The recording session for Meteora went by really cool, but later on when I got back to my bed I had nightmares. I dreamt that blackbirds were following me to a hospital. The blackbirds were telling for me to get married as soon as possible, or else I’ll get attacked by mean groupies. I felt like a dork for dreaming this, but then the next day Joseph, bleh, I mean Remy, have told me that I must do it, or else those blackbirds will follow me. Honestly, I think I was drunk then. Well, anyway I gave Chester a new guitar for his 26th birthday. Phoenix got jealous. He threw the cake at my face. Not cool. I got angry, but then somebody dumped a bucket of water on me. Turns out it was my brother Jason. And I thought it was Chester’s birthday….not mine.

-Mike, feeling dreadful, March 21st, 2002

P.S. I think that I was downright dumb for renting out like 10 chick flicks. Epic fail, I was really drunk. “

“Have I said how much I love you as a friend for that guitar?” Chester said.

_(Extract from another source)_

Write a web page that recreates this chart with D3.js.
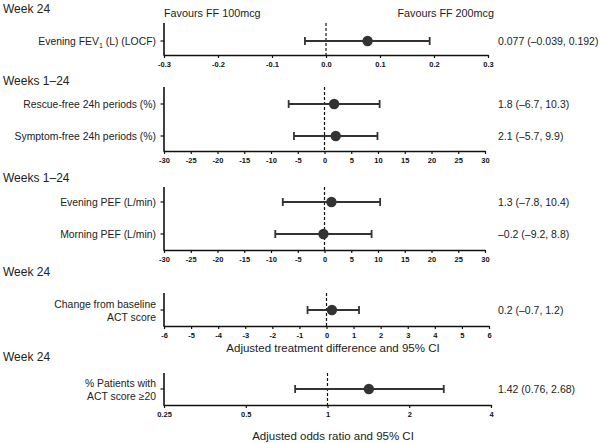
<!DOCTYPE html>
<html>
<head>
<meta charset="utf-8">
<script src="https://cdn.jsdelivr.net/npm/d3@7"></script>
<style>
  html, body { margin: 0; padding: 0; background: #fff; }
  svg { display: block; font-family: "Liberation Sans", Arial, Helvetica, sans-serif; }
</style>
</head>
<body>
<svg id="chart" width="600" height="443"></svg>
<script>
// ---------- data ----------
const panelTitles = ["Week 24", "Weeks 1\u201324", "Weeks 1\u201324", "Week 24", "Week 24"];
const rowLabels = [
  [["Evening FEV\u2081 (L) (LOCF)"]],
  [["Rescue-free 24h periods (%)"], ["Symptom-free 24h periods (%)"]],
  [["Evening PEF (L/min)"], ["Morning PEF (L/min)"]],
  [["Change from baseline", "ACT score"]],
  [["% Patients with", "ACT score \u226520"]]
];
const estimates = [[0.077], [1.8, 2.1], [1.3, -0.2], [0.2], [1.42]];
const lowerCI   = [[-0.039], [-6.7, -5.7], [-7.8, -9.2], [-0.7], [0.76]];
const upperCI   = [[0.192], [10.3, 9.9], [10.4, 8.8], [1.2], [2.68]];
const valueLabels = [
  ["0.077 (\u20130.039, 0.192)"],
  ["1.8 (\u20136.7, 10.3)", "2.1 (\u20135.7, 9.9)"],
  ["1.3 (\u20137.8, 10.4)", "\u20130.2 (\u20139.2, 8.8)"],
  ["0.2 (\u20130.7, 1.2)"],
  ["1.42 (0.76, 2.68)"]
];
const axisDomains = [[-0.3, 0.3], [-30, 30], [-30, 30], [-6, 6], [0.25, 4]];
const axisTicks = [
  [-0.3, -0.2, -0.1, 0.0, 0.1, 0.2, 0.3],
  [-30, -25, -20, -15, -10, -5, 0, 5, 10, 15, 20, 25, 30],
  [-30, -25, -20, -15, -10, -5, 0, 5, 10, 15, 20, 25, 30],
  [-6, -5, -4, -3, -2, -1, 0, 1, 2, 3, 4, 5, 6],
  [0.25, 0.5, 1, 2, 4]
];
const loc = d3.formatLocale({ decimal: ".", thousands: ",", grouping: [3], currency: ["", ""], minus: "-" });
const tickFormats = [loc.format(".1f"), loc.format("d"), loc.format("d"), loc.format("d"), d => String(d)];
const nullValues = [0, 0, 0, 0, 1];
const logScale = [false, false, false, false, true];
const favourLabels = ["Favours FF 100mcg", "Favours FF 200mcg"];
const axisTitles = ["Adjusted treatment difference and 95% CI", "Adjusted odds ratio and 95% CI"];

// ---------- layout ----------
const layout = [
  { titleY: 13,  top: 23,  axisY: 55,  rows: [41],       x0: 164, x1: 488 },
  { titleY: 85,  top: 87,  axisY: 151, rows: [104, 136], x0: 164, x1: 485 },
  { titleY: 182, top: 187, axisY: 250, rows: [202, 234], x0: 164, x1: 485 },
  { titleY: 276, top: 293, axisY: 326, rows: [310],      x0: 164, x1: 489 },
  { titleY: 361, top: 373, axisY: 405, rows: [389],      x0: 164, x1: 491 }
];
const ink = "#333333";
const svg = d3.select("#chart");

panelTitles.forEach((title, p) => {
  const L = layout[p];
  const x = (logScale[p] ? d3.scaleLog().base(2) : d3.scaleLinear())
    .domain(axisDomains[p]).range([L.x0, L.x1]);
  const g = svg.append("g");

  g.append("text").attr("x", 3).attr("y", L.titleY)
    .attr("font-size", 12).attr("fill", "#222").text(title);

  // x axis
  const ax = g.append("g").attr("transform", `translate(0,${L.axisY})`)
    .call(d3.axisBottom(x).tickValues(axisTicks[p]).tickFormat(tickFormats[p])
      .tickSize(3).tickSizeOuter(0).tickPadding(4));
  ax.select(".domain").attr("stroke", "#111").attr("stroke-width", 1.6);
  ax.selectAll(".tick line").attr("stroke", "#111").attr("stroke-width", 1.2);
  ax.selectAll(".tick text").attr("font-size", 7.5).attr("font-weight", "bold")
    .attr("fill", "#111").attr("font-family", "'Liberation Sans', Arial, sans-serif");

  // y axis line
  g.append("line").attr("x1", L.x0).attr("x2", L.x0)
    .attr("y1", L.top).attr("y2", L.axisY + 0.8)
    .attr("stroke", "#111").attr("stroke-width", 1.6);

  // null reference line
  g.append("line").attr("x1", x(nullValues[p])).attr("x2", x(nullValues[p]))
    .attr("y1", L.top).attr("y2", L.axisY)
    .attr("stroke", "#111").attr("stroke-width", 1.2).attr("stroke-dasharray", "3,2");

  estimates[p].forEach((est, i) => {
    const y = L.rows[i];
    // y tick
    g.append("line").attr("x1", L.x0 - 3.5).attr("x2", L.x0).attr("y1", y).attr("y2", y)
      .attr("stroke", "#111").attr("stroke-width", 1.2);
    // row label
    const lines = rowLabels[p][i];
    const lh = 13;
    lines.forEach((t, k) => {
      const ty = y + 4 + (k - (lines.length - 1) / 2) * lh;
      const txt = g.append("text").attr("x", 156).attr("y", ty)
        .attr("text-anchor", "end").attr("font-size", 10.4).attr("fill", "#222");
      if (t.includes("\u2081")) {
        const parts = t.split("\u2081");
        txt.append("tspan").text(parts[0]);
        txt.append("tspan").attr("font-size", 7).attr("dy", 2.5).text("1");
        txt.append("tspan").attr("dy", -2.5).text(parts[1]);
      } else {
        txt.text(t);
      }
    });
    // CI line
    const xl = x(lowerCI[p][i]), xu = x(upperCI[p][i]);
    g.append("line").attr("x1", xl).attr("x2", xu).attr("y1", y).attr("y2", y)
      .attr("stroke", ink).attr("stroke-width", 2);
    [xl, xu].forEach(xc => g.append("line").attr("x1", xc).attr("x2", xc)
      .attr("y1", y - 4).attr("y2", y + 4).attr("stroke", ink).attr("stroke-width", 1.8));
    g.append("circle").attr("cx", x(est)).attr("cy", y).attr("r", 5.2).attr("fill", ink);
    // value label
    g.append("text").attr("x", 498).attr("y", y + 4)
      .attr("font-size", 10.5).attr("fill", "#222").text(valueLabels[p][i]);
  });

  if (p === 0) {
    g.append("text").attr("x", L.x0).attr("y", 17).attr("font-size", 10.8)
      .attr("fill", "#222").text(favourLabels[0]);
    g.append("text").attr("x", L.x1 + 6).attr("y", 17).attr("text-anchor", "end")
      .attr("font-size", 10.8).attr("fill", "#222").text(favourLabels[1]);
  }
  if (p === 3) {
    g.append("text").attr("x", 333).attr("y", 352).attr("text-anchor", "middle")
      .attr("font-size", 11.5).attr("fill", "#222").text(axisTitles[0]);
  }
  if (p === 4) {
    g.append("text").attr("x", 333).attr("y", 440).attr("text-anchor", "middle")
      .attr("font-size", 11.5).attr("fill", "#222").text(axisTitles[1]);
  }
});
</script>
</body>
</html>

“Every day until June.” Mike replied.

“This one is great…” Chester turned the other page.

“Which one…. oh no, Chester!!!!!” Mike yelled.

“I’ll read it anyway.” Chester said.

Anna was angry on me for acting like a douchebag a week after our honeymoon. I mean, I didn’t even come home because I was so busy with the crew. My head was already going to explode then she had to complain. Screw those blackbirds, I loved being a bachelor more. But I have to respect her…marrying a guy like me is…well, she deserves an award for it, baring my midnight lurks around the house, and me not even coming back home. I’d be surprise if she won’t file me for divorce…in let’s say three years. I mean, I love her. She’s smart, beautiful, nice, caring, wonderful, hot, ect…but I am too much of a dork to understand that. I LOVE YOU, ANNA. No matter what, but I hope you love me as well. Despite my habits, and…work.

-Mikey Pooh, May 31st, 2003”

Mikey Pooh, somebody shoot me, my sides hurt like hell” Chester said while he was laughing.

“Oh Chester don’t take everything you read seriously…” Mike replied.

“Oh this one is sweet!!!!!” Chester squeaked.

“Fuck, fuck, FUCK!!!!! Major headache from all of the sweets I ate today. I had to take my chances though, it’s not every day you get a lot of chocolate from Switzerland…so sweet and tasty, with nuts and…I think I’ll go eat some more. Will worry about the headache tomorrow. And I have to meet this guy named Chester tomorrow. They say his voice is awesome…we need a good vocalist. Then I can be the greatest emcee that ever lived. Take that, Slim Shady. But I will never be as great as 2Pac, rest in peaces bro.

-Mike, February 28th, 1999”

Mike and Chester were already laughing out loud. Which had woken Phoenix up.